The Debtor did not complete her bankruptcy schedules completely and accurately. She listed the value of a lawsuit as "unknown" even though she thought that she would receive $250,000.00. She failed to employ special counsel to prosecute the lawsuit or inform the Trustee about its potential value. She failed to list all of her income on Schedule I and failed to note payments to creditors on her Statement of Financial Affairs. When confronted with such errors in her schedules, the Debtor was cavalier and just shrugged off the inconsistencies as if they did not matter. They do matter. As this Court has previously stated,
Put plainly, a debtor must make every effort to ensure that the petition, schedules, and statements are as accurate as possible, and "[n]either the trustee nor the creditors should be required to engage in a laborious tug-of-war to drag the simple truth into the glare of daylight."
In re Spaulding, No. 05-10657, slip op. at 3-4 (Bankr. M.D.N.C. June 15, 2005) (quoting Boroff v. Tully (In re Tully), 818 F.2d 106, 110 (1st Cir. 1987)).
The most convincing evidence, however, involves the Loan secured by the Vehicle. The Debtor never made the first payment on the Note and filed bankruptcy 63 days after obtaining the Loan proceeds. The Debtor clearly believes that the Creditor is charging too much interest on the Loan, but the fact remains that the Debtor understood and accepted the terms of the Note and agreed to pay such interest. Although the Plan proposes to pay the Creditor in full, a review the circumstances, including the testimony of the Debtor, leaves the Court with the firm conviction that the Debtor filed her case and her Plan for the purpose of reducing the interest that she will have to pay to the Creditor, not because she was in dire financial straits.

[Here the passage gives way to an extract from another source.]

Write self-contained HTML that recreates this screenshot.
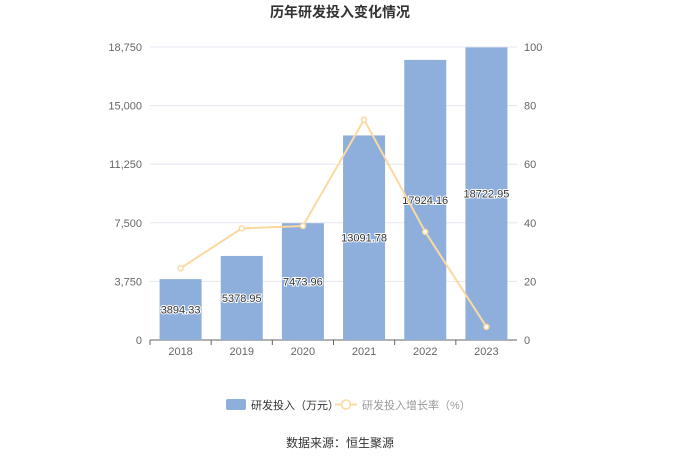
<!DOCTYPE html>
<html><head><meta charset="utf-8"><style>
body{margin:0;background:#fff;font-family:"Liberation Sans","Noto Sans CJK SC",sans-serif;}
svg text{font-family:"Liberation Sans","Noto Sans CJK SC",sans-serif;}
</style></head><body>
<svg id="chart" width="680" height="460" xmlns="http://www.w3.org/2000/svg">
<text x="340" y="17" text-anchor="middle" font-size="14" font-weight="bold" fill="#333">历年研发投入变化情况</text>
<g id="grid"></g><g id="bars"></g><g id="line"></g><g id="axes"></g>
<g>
<rect x="226" y="399" width="20" height="11" rx="2" fill="#8eaedb"/>
<text x="251" y="409" font-size="11" fill="#333">研发投入（万元）</text>
<line x1="335" y1="404.5" x2="357" y2="404.5" stroke="#fbd9a0" stroke-width="2"/>
<circle cx="346" cy="404.5" r="4.5" fill="#fff" stroke="#fbd9a0" stroke-width="1.5"/>
<text x="362" y="409" font-size="11" fill="#999">研发投入增长率（%）</text>
</g>
<text x="340" y="447" text-anchor="middle" font-size="12" fill="#333">数据来源：恒生聚源</text>
</svg>
<script>
const categories=["2018","2019","2020","2021","2022","2023"];
const investment=[3894.33,5378.95,7473.96,13091.78,17924.16,18722.95];
const growth=[24.5,38.1,38.9,75.2,36.9,4.5];
const leftTicks=["0","3,750","7,500","11,250","15,000","18,750"];
const leftTickValues=[0,3750,7500,11250,15000,18750];
const rightTicks=[0,20,40,60,80,100];
const NS="http://www.w3.org/2000/svg";
const X0=150,X1=517,Y0=340,Y1=47;
const band=(X1-X0)/categories.length;
const xc=i=>X0+band*(i+0.5);
const yl=v=>Y0-(v/18750)*(Y0-Y1);
const yr=v=>Y0-(v/100)*(Y0-Y1);
function mk(tag,attrs,parent,txt){const e=document.createElementNS(NS,tag);for(const k in attrs)e.setAttribute(k,attrs[k]);if(txt!==undefined)e.textContent=txt;document.getElementById(parent).appendChild(e);return e;}
leftTickValues.forEach((v,i)=>{
 const g=mk('line',{x1:X0,x2:X1,y1:yl(v),y2:yl(v),stroke:i==0?'#666':'#e6e6f0','stroke-width':1},'grid');
 
 
 const t=mk('text',{x:X0-8,y:yl(v)+4,'text-anchor':'end','font-size':11,fill:'#666'},'axes',leftTicks[i]);
 
 
});
rightTicks.forEach(v=>{
 const t=mk('text',{x:X1+7,y:yr(v)+4,'font-size':11,fill:'#666'},'axes',String(v));
 
 
});
categories.forEach((c,i)=>{
 const t=mk('text',{x:xc(i),y:Y0+15,'text-anchor':'middle','font-size':11,fill:'#666'},'axes',c);
 
 
 const tk=mk('line',{x1:X0+band*i,x2:X0+band*i,y1:Y0,y2:Y0+5,stroke:'#666'},'axes');
 
 
 const bw=42,v=investment[i];
 const b=mk('rect',{x:xc(i)-bw/2,y:yl(v),width:bw,height:Y0-yl(v),fill:'#8eaedb'},'bars');
 
 
 const ly=Math.min((yl(v)+Y0)/2, Y0-30)+4;
 const l=mk('text',{x:xc(i),y:(yl(v)+Y0)/2+4,'text-anchor':'middle','font-size':11,fill:'#333',stroke:'#fff','stroke-width':2,'paint-order':'stroke'},'bars',v.toFixed(2));
 
 
});
const pts=growth.map((g,i)=>xc(i)+','+yr(g)).join(' ');
const pl=mk('polyline',{points:pts,fill:'none',stroke:'#fbd9a0','stroke-width':2},'line');


growth.forEach((g,i)=>{
 const p=mk('circle',{cx:xc(i),cy:yr(g),r:2.5,fill:'#fff',stroke:'#fbd9a0','stroke-width':1.5},'line');
 
 
});
</script>
</body></html>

"[S]ubstantiality of proposed repayment is but one factor to be considered in deciding if a plan has been proposed in good faith; a court must make its determination based on all militating factors." Deans, 692 F.2d at 972.
IV. CONCLUSION
For the reasons stated, the Plan was not filed in good faith, and confirmation of the Plan will be denied. Because confirmation is denied on the basis of bad faith, the Court need not address the issue of feasibility. If the Debtor should submit a new plan of reorganization that pays the Creditor its contractual rate of interest, the Court may well find that such a plan, if feasible, is confirmable.
This memorandum opinion constitutes the Court's findings of fact and conclusions of law. A separate order will be entered pursuant to Fed.R.Bankr.P. 9021.